* **What you need to do**: Track down the lines that contain "picture" and copy them.

* **Information supplied**:
####################

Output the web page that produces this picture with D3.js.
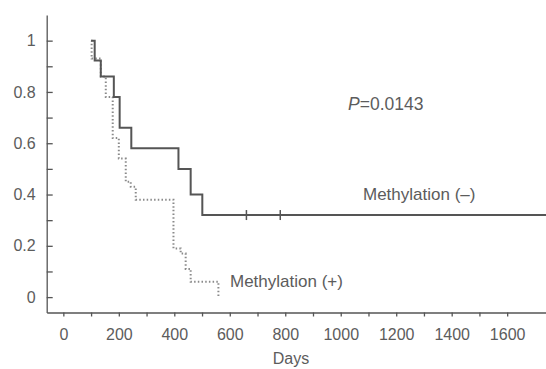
<!DOCTYPE html>
<html>
<head>
<meta charset="utf-8">
<script src="https://cdn.jsdelivr.net/npm/d3@7"></script>
<style>
  body { margin: 0; background: #fff; }
  svg { display: block; font-family: "Liberation Sans", Arial, sans-serif; }
</style>
</head>
<body>
<svg></svg>
<script>
// survival curves

let width = 546;
let height = 369;

// Methylation (-)
let negTimes = [100, 113, 135, 182, 203, 245, 415, 459, 501];
let negSurv = [1, 0.923, 0.86, 0.78, 0.66, 0.58, 0.50, 0.40, 0.32];
let negEnd = 1740;
let negCensor = [660, 782];

// Methylation (+)
let posTimes = [100, 102, 135, 153, 178, 200, 225, 243, 261, 397, 423, 441, 459, 559];
let posSurv = [1, 0.93, 0.86, 0.78, 0.62, 0.54, 0.45, 0.43, 0.38, 0.19, 0.17, 0.11, 0.06, 0];

let xTickVals = [0, 200, 400, 600, 800, 1000, 1200, 1400, 1600];
let xMinorVals = [100, 300, 500, 700, 900, 1100, 1300, 1500];
let yTickVals = [0, 0.2, 0.4, 0.6, 0.8, 1];
let yTickLabels = ["0", "0.2", "0.4", "0.6", "0.8", "1"];
let yMinorVals = [0.1, 0.3, 0.5, 0.7, 0.9];

let textColor = "#5c5c5c";
let lineColor = "#555";

let svg = d3.select("svg")
  .attr("width", width)
  .attr("height", height);

let x = d3.scaleLinear().domain([-60, 1740]).range([46.7, 546]);
let y = d3.scaleLinear().domain([-0.06, 1.1]).range([312.5, 15]);

// axes
let xAxis = svg.append("g")
  .attr("transform", "translate(0," + y(-0.06) + ")")
  .call(d3.axisBottom(x).tickValues(xTickVals).tickFormat(d3.format("d"))
    .tickSizeInner(4).tickSizeOuter(0).tickPadding(12));

svg.append("g")
  .attr("transform", "translate(0," + y(-0.06) + ")")
  .call(d3.axisBottom(x).tickValues(xMinorVals).tickSizeInner(4).tickSizeOuter(0).tickFormat(""))
  .select(".domain").remove();

let yAxis = svg.append("g")
  .attr("transform", "translate(" + x(-60) + ",0)")
  .call(d3.axisLeft(y).tickValues(yTickVals)
    .tickFormat(function(d, i) { return yTickLabels[i]; })
    .tickSizeInner(-6).tickSizeOuter(0).tickPadding(11));

svg.append("g")
  .attr("transform", "translate(" + x(-60) + ",0)")
  .call(d3.axisLeft(y).tickValues(yMinorVals).tickSizeInner(-6).tickSizeOuter(0).tickFormat(""))
  .select(".domain").remove();

svg.selectAll(".domain, .tick line")
  .attr("stroke", lineColor)
  .attr("stroke-width", 1.3);

svg.selectAll(".tick text")
  .attr("fill", textColor)
  .style("font-size", "16px");

// curves
let stepLine = d3.line()
  .x(function(d) { return x(d[0]); })
  .y(function(d) { return y(d[1]); })
  .curve(d3.curveStepAfter);

let negPts = negTimes.map(function(t, i) { return [t, negSurv[i]]; });
negPts.push([negEnd, negSurv[negSurv.length - 1]]);

let posPts = posTimes.map(function(t, i) { return [t, posSurv[i]]; });

svg.append("path")
  .attr("d", stepLine(posPts))
  .attr("fill", "none")
  .attr("stroke", "#8a8a8a")
  .attr("stroke-width", 2)
  .attr("stroke-dasharray", "1.5,2.2");

svg.append("path")
  .attr("d", stepLine(negPts))
  .attr("fill", "none")
  .attr("stroke", lineColor)
  .attr("stroke-width", 2);

// censor marks
svg.selectAll(".censor")
  .data(negCensor)
  .enter()
  .append("line")
  .attr("class", "censor")
  .attr("x1", function(d) { return x(d); })
  .attr("x2", function(d) { return x(d); })
  .attr("y1", y(negSurv[negSurv.length - 1]) - 5)
  .attr("y2", y(negSurv[negSurv.length - 1]) + 5)
  .attr("stroke", lineColor)
  .attr("stroke-width", 1.5);

// labels
svg.append("text")
  .attr("x", 348)
  .attr("y", 110)
  .attr("fill", textColor)
  .style("font-size", "17.5px")
  .html('<tspan font-style="italic">P</tspan>=0.0143');

svg.append("text")
  .attr("x", 363)
  .attr("y", 200)
  .attr("fill", textColor)
  .style("font-size", "17px")
  .text("Methylation (\u2013)");

svg.append("text")
  .attr("x", 230)
  .attr("y", 287)
  .attr("fill", textColor)
  .style("font-size", "17px")
  .text("Methylation (+)");

svg.append("text")
  .attr("x", 291)
  .attr("y", 364)
  .attr("text-anchor", "middle")
  .attr("fill", textColor)
  .style("font-size", "16px")
  .text("Days");
</script>
</body>
</html>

####################

* **Completed task**:
Output the web page that produces this picture with D3.js.

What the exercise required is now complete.